Behavioral scoring captures INTEREST — how actively the contact is researching or engaging with your category and your specific brand. A contact who visits your pricing page 3 times in a week and downloads your buyer's guide is showing high intent regardless of their demographic fit.
Modern behavioral scoring includes decay logic: a page visit from 6 months ago should score lower than a page visit from yesterday. Without decay, contacts accumulate behavioral points indefinitely and a long-disengaged contact looks artificially high-priority based on old activity.
Why It Matters
Behavioral scoring is what makes lead scoring predictive. Demographic fit tells you 'this contact COULD buy'; behavioral scoring tells you 'this contact is buying right now.' The combination identifies the smallest, highest-priority contact list for sales outreach — the prospects who match your ICP AND are actively engaged.

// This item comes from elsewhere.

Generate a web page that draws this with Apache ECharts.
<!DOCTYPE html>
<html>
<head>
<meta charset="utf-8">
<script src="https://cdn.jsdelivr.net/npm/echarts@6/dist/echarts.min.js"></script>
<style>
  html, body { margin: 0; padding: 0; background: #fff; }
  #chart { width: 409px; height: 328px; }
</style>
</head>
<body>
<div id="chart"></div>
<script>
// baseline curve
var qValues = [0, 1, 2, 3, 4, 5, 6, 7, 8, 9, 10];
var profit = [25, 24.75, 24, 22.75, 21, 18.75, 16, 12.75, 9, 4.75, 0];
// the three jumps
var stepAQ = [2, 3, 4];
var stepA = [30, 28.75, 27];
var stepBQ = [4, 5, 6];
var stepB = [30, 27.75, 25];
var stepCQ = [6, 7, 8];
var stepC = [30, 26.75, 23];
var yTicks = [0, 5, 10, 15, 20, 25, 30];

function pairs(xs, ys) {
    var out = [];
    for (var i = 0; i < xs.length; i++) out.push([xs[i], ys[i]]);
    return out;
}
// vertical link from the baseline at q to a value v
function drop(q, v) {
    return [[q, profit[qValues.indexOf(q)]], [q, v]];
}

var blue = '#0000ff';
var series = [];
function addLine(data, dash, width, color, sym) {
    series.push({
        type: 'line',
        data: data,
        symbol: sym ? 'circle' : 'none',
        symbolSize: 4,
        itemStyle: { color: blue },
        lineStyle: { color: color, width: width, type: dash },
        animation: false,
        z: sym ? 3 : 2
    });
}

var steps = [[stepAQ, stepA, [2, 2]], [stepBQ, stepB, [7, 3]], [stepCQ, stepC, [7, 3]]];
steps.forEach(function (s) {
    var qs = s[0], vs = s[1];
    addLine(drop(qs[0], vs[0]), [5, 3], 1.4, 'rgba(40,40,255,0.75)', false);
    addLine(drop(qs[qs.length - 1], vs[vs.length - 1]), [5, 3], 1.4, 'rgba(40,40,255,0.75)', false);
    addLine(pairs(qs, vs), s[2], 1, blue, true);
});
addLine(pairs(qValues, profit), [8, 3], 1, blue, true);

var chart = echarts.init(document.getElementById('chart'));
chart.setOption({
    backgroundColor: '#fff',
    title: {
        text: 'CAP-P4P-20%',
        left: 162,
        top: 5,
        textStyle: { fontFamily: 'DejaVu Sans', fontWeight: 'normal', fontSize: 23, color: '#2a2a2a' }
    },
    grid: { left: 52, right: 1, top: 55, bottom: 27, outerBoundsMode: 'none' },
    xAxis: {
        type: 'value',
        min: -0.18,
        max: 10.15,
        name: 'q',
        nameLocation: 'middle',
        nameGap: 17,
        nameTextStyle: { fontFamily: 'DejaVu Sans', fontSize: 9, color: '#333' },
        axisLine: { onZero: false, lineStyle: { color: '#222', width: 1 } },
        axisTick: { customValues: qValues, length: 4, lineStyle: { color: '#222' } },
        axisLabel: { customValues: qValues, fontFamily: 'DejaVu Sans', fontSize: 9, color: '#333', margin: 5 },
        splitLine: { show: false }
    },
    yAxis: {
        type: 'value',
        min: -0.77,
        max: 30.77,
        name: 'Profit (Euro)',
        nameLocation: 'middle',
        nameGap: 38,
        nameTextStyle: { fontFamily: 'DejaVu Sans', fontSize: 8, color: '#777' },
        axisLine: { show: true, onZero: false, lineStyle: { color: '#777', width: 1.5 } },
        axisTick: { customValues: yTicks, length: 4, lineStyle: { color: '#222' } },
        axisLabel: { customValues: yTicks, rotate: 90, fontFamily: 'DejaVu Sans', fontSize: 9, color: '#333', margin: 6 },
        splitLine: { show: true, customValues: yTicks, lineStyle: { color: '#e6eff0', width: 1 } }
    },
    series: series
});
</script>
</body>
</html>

The biggest mistake is scoring every action equally. Opening a newsletter (low intent) shouldn't score the same as visiting the pricing page (high intent). Building tiered scoring rules that reflect the actual buying signal of each action is what makes behavioral scoring useful.
Examples in Practice
A SaaS company scores: pricing page visit (+15), demo page visit (+25), case study read (+10), email open (+1), email click (+3), webinar attendance (+15), whitepaper download (+8), competitor comparison page visit (+30). High-intent actions score 3-30x newsletter opens.
A B2B platform applies decay: behavioral points lose 25% of value every 30 days. A pricing page visit worth +15 today is worth +11 in 30 days, +8 in 60 days, +6 in 90 days. The decay keeps the lead score fresh and prevents long-stale contacts from looking high-priority based on old activity.
A growth team identifies key intent signals from win analysis: customers who bought had visited the pricing page 2+ times AND read at least one case study AND opened 3+ sales emails. They weight those exact behaviors heavily in scoring, identifying prospects matching the pattern.